L’écriture d’Anne Walter est fragmentée, elliptique. Elle avance par touches décousues. Ce labyrinthe de pensées fugaces est parfois difficile à suivre.

Sur la quatrième de couverture, l’éditeur nous annonce « Cent pages bruissantes de jouissances et de souffrances », « Un superbe livre de femme où l’intimité de la passion s’exprime avec plénitude dans la transparence de la narration. Un grand moment de bonheur littéraire. »
J’aurais aimé partager le même enthousiasme. Tout cela est d’ailleurs joliment dit. Mais cela n’aura été malheureusement qu’un petit livre vite avalé.

Extrait :

- Bien ! dit Ginette voyant la tarte au citron.
Une femme entre deux âges, avec un chignon mal retenu par un peigne, nous verse le thé.
- On déjeune ensemble demain. Tu vas connaître un de mes amis, pour qu’il te montre la ville.
Oui, mais je me sens fatiguée. L’averse a cessé. Je lui demande…
- Pour ça, pas de chance, avoue Ginette. L’hôtel est complet, pris par un congrès. Tu l’aurais aimé. Quant à la maison…
Elle hésite. Je le tends la bonne excuse.
- Tu as ton ami !
- Il va te plaire, vous vous entendrez…
- Une autre fois, ai-je répondu.
Je la vois soulagée.
- Tout ira bien, dit en en désignant les maisons « classées ». On préserve enfin le patrimoine.
Bon, alors ?
- Par chance une collègue absente pour l’hiver me cède…
- Laquelle ?
Eh oui, la bleue ! Inespéré. Vivre ici, flâner.

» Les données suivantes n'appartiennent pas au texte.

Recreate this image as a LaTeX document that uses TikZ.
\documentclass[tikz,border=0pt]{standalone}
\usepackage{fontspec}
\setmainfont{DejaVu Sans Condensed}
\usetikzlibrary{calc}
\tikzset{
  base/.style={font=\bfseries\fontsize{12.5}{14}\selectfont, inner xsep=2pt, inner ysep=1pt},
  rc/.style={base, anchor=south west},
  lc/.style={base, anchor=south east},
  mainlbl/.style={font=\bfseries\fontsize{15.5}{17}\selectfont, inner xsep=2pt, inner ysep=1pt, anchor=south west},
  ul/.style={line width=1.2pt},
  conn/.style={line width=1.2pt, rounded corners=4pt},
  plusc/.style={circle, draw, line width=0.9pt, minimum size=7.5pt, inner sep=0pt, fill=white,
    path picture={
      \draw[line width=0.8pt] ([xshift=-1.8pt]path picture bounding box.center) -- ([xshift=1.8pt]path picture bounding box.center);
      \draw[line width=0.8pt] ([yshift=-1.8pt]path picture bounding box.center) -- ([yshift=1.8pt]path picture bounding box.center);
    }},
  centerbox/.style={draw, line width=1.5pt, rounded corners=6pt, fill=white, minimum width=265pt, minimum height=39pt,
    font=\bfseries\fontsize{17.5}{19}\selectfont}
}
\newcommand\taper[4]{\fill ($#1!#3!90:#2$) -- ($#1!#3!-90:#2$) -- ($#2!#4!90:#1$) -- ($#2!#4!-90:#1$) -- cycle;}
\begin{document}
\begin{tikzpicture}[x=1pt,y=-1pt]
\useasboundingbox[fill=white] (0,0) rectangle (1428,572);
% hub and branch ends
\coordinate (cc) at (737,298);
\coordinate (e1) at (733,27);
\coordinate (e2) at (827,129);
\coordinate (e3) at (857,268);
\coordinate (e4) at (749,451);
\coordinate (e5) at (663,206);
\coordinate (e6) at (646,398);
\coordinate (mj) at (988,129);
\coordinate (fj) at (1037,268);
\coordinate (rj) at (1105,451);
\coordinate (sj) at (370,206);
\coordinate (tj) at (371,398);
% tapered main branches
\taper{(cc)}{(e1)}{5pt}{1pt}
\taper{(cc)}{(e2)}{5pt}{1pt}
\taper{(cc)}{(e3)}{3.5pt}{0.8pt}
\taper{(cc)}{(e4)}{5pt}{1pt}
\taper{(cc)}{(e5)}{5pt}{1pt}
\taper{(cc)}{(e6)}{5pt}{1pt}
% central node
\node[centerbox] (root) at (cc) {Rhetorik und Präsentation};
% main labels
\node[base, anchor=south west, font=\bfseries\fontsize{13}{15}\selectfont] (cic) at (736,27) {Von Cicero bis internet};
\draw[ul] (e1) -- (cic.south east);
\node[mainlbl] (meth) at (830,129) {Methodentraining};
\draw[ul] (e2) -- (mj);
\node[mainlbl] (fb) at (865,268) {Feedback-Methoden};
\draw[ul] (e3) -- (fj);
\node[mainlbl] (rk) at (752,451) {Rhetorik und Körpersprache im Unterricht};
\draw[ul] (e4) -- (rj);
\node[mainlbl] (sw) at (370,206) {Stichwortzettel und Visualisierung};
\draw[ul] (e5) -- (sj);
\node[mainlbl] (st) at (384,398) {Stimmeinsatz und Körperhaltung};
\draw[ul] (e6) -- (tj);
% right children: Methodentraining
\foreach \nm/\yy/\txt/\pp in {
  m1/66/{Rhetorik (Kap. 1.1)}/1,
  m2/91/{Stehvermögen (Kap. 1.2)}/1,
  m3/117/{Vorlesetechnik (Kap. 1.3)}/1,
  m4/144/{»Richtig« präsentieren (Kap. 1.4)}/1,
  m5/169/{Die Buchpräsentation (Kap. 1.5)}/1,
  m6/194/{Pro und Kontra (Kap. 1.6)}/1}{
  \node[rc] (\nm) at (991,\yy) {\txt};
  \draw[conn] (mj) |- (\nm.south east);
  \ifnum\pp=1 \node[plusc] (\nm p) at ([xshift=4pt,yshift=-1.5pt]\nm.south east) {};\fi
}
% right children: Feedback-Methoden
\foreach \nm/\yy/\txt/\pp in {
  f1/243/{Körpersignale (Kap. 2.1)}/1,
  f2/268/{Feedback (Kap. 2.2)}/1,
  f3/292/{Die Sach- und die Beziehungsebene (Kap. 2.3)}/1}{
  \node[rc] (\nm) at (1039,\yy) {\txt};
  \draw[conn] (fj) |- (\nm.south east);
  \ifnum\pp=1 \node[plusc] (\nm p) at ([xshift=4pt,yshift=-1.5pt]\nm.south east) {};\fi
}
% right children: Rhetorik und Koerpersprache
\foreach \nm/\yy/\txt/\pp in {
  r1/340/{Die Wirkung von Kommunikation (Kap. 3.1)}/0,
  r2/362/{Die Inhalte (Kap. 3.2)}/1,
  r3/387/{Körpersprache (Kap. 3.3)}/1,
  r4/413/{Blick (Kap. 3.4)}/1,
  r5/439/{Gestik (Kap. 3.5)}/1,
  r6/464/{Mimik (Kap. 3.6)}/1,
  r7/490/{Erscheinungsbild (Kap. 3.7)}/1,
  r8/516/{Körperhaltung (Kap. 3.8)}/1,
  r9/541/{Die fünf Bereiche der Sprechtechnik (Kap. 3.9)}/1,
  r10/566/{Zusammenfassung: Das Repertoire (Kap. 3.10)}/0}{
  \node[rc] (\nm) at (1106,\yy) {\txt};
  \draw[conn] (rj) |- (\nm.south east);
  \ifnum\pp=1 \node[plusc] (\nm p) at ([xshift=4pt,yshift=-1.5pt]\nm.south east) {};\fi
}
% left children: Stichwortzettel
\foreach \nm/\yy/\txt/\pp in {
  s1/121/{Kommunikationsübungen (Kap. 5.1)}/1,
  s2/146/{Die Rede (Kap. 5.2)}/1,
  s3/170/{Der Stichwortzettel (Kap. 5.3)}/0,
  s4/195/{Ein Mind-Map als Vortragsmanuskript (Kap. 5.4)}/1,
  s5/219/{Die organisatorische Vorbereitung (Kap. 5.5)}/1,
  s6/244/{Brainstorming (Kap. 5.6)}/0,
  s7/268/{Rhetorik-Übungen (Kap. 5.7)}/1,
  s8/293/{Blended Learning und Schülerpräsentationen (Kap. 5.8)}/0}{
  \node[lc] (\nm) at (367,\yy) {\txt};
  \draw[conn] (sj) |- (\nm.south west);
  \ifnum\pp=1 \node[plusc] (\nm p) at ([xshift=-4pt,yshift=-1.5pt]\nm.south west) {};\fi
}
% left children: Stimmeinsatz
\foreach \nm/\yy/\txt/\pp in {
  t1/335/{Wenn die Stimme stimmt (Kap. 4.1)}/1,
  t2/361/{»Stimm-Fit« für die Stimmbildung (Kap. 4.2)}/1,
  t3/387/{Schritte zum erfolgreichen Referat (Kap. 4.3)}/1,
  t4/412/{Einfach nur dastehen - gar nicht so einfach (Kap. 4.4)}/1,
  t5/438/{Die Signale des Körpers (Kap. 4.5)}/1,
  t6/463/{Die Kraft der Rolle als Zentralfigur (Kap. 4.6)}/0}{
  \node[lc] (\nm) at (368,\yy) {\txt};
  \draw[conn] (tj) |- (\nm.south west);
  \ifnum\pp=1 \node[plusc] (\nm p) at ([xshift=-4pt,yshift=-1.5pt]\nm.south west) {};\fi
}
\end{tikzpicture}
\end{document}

- Mais la vie continue, riposte Ginette qui doit filer.
Je l’entends qui soupire sur le sienne, morcelée.
- Ne sors pas le soir, ne va pas te perdre ! me dit-elle. Tu es au carré Saint-Louis.

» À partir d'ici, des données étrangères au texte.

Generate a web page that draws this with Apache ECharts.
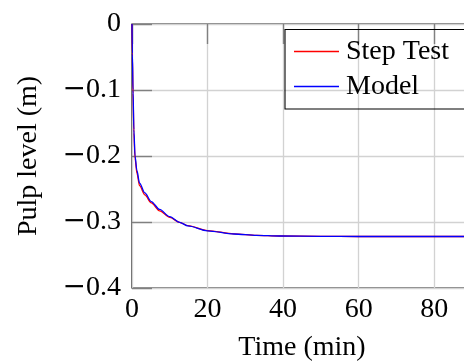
<!DOCTYPE html>
<html>
<head>
<meta charset="utf-8">
<script src="https://cdn.jsdelivr.net/npm/echarts@6/dist/echarts.min.js"></script>
<style>
  html, body { margin: 0; padding: 0; background: #fff; }
  #chart { width: 464px; height: 363px; }
</style>
</head>
<body>
<div id="chart"></div>
<script>
// Pulp level response to a step change: measured step test vs. fitted model
const timeMin = [0, 0.1, 0.27, 0.5, 0.8, 1.3, 2, 3.4, 5.1, 7.3, 10, 12.6, 14.8, 20, 27, 33, 39, 50, 60, 70, 80, 90];
const stepTest = [0, -0.05, -0.105, -0.165, -0.203, -0.226, -0.245, -0.259, -0.271, -0.283, -0.293, -0.3005, -0.3055, -0.313, -0.318, -0.3202, -0.3212, -0.3218, -0.322, -0.322, -0.322, -0.322];
const model = [0, -0.045, -0.1, -0.16, -0.2, -0.222, -0.241, -0.256, -0.269, -0.281, -0.292, -0.3005, -0.306, -0.3135, -0.3182, -0.3203, -0.3212, -0.3218, -0.322, -0.322, -0.322, -0.322];

const xRange = { min: 0, max: 90, interval: 20 };
const yRange = { min: -0.4, max: 0, interval: 0.1 };

const FONT = '"Liberation Serif", "Times New Roman", serif';
const FS = 28;
const TICK_LEN = 10;

function pairs(xs, ys) { return xs.map((x, i) => [x, ys[i]]); }
function fmtY(v) {
  if (Math.abs(v) < 1e-9) return '0';
  return (v < 0 ? '{m|\u2212}' : '') + Math.abs(v).toFixed(1);
}

// Tick-only axes: shifted into the plot by the tick length so outward ticks end on the frame
function tickAxis(extra) {
  return Object.assign({
    type: 'value',
    axisLine: { show: false },
    axisTick: { show: true, inside: false, length: TICK_LEN, lineStyle: { color: '#808080', width: 1.4 } },
    axisLabel: { show: false },
    splitLine: { show: false }
  }, extra);
}

const chart = echarts.init(document.getElementById('chart'), null, { renderer: 'canvas' });
chart.setOption({
  backgroundColor: '#fff',
  animation: false,
  grid: {
    left: 132, top: 24, right: -8, bottom: 75,
    show: true, borderColor: '#000', borderWidth: 1.2,
    containLabel: false, outerBoundsMode: 'none'
  },
  legend: {
    orient: 'vertical',
    left: 285, top: 29,
    padding: [5, 10, 5, 9],
    itemGap: 0,
    itemWidth: 45, itemHeight: 1.5,
    icon: 'rect',
    backgroundColor: 'transparent',
    textStyle: { fontFamily: FONT, fontSize: FS, color: '#000', lineHeight: 35, padding: [0, 0, 0, 2] },
    data: ['Step Test', 'Model']
  },
  // legend frame, running past the right edge together with the plot frame
  graphic: [{
    type: 'rect', z: 5, silent: true,
    shape: { x: 285, y: 29.5, width: 220, height: 79.5 },
    style: { fill: 'none', stroke: '#000', lineWidth: 1.1 }
  }],
  xAxis: [{
    type: 'value', ...xRange,
    name: 'Time (min)', nameLocation: 'middle', nameGap: 46,
    nameTextStyle: { fontFamily: FONT, fontSize: FS, color: '#000' },
    axisLine: { show: false },
    axisTick: { show: false },
    axisLabel: { fontFamily: FONT, fontSize: FS, color: '#000', margin: 8, showMaxLabel: false },
    splitLine: { show: true, lineStyle: { color: '#d2d2d2', width: 1.3 } }
  },
    tickAxis({ ...xRange, position: 'bottom', offset: -TICK_LEN }),
    tickAxis({ ...xRange, position: 'top', offset: -TICK_LEN })
  ],
  yAxis: [{
    type: 'value', ...yRange,
    name: 'Pulp level (m)', nameLocation: 'middle', nameGap: 89, nameRotate: 90,
    nameTextStyle: { fontFamily: FONT, fontSize: FS, color: '#000' },
    axisLine: { show: false },
    axisTick: { show: false },
    axisLabel: {
      fontFamily: FONT, fontSize: FS, color: '#000', margin: 11, formatter: fmtY,
      rich: { m: { fontFamily: '"DejaVu Serif", serif', fontSize: FS, color: '#000' } }
    },
    splitLine: { show: true, lineStyle: { color: '#d2d2d2', width: 1.3 } }
  },
    tickAxis({ ...yRange, position: 'left', offset: -TICK_LEN }),
    tickAxis({ ...yRange, position: 'right', offset: -TICK_LEN })
  ],
  series: [{
    name: 'Step Test', type: 'line', xAxisIndex: 0, yAxisIndex: 0,
    data: pairs(timeMin, stepTest),
    smooth: 0.3, smoothMonotone: 'x', showSymbol: false, symbol: 'none',
    lineStyle: { color: '#ff0000', width: 1.3 }, itemStyle: { color: '#ff0000' }
  }, {
    name: 'Model', type: 'line', xAxisIndex: 0, yAxisIndex: 0,
    data: pairs(timeMin, model),
    smooth: 0.3, smoothMonotone: 'x', showSymbol: false, symbol: 'none',
    lineStyle: { color: '#0000ff', width: 1.3 }, itemStyle: { color: '#0000ff' }
  }]
});
</script>
</body>
</html>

Ultime effort : elle m’ouvre les serrures doubles et pousse le battant qui grince.
- Va dîner à la crêperie, dit-elle
- A ma montre il est déjà deux heures et je vais dormir.
- Tu crois ?
Je la pousse vers le seuil et referme, soulagée. Enfin seules, ma fatigue et moi. Harassée par des bouts de sommeil heurtés, incohérents. On ne peut dormir entre deux mondes ni dans l’avion. On ne peut s’accrocher au rêve : il vous expulse d’un coup.
Traînant mon sac sur le carrelage, une expression me revient, tirée je crois de l’Apocalypse : Le petit livre avalé
On ravale aussi des larmes, tant qu’on peut.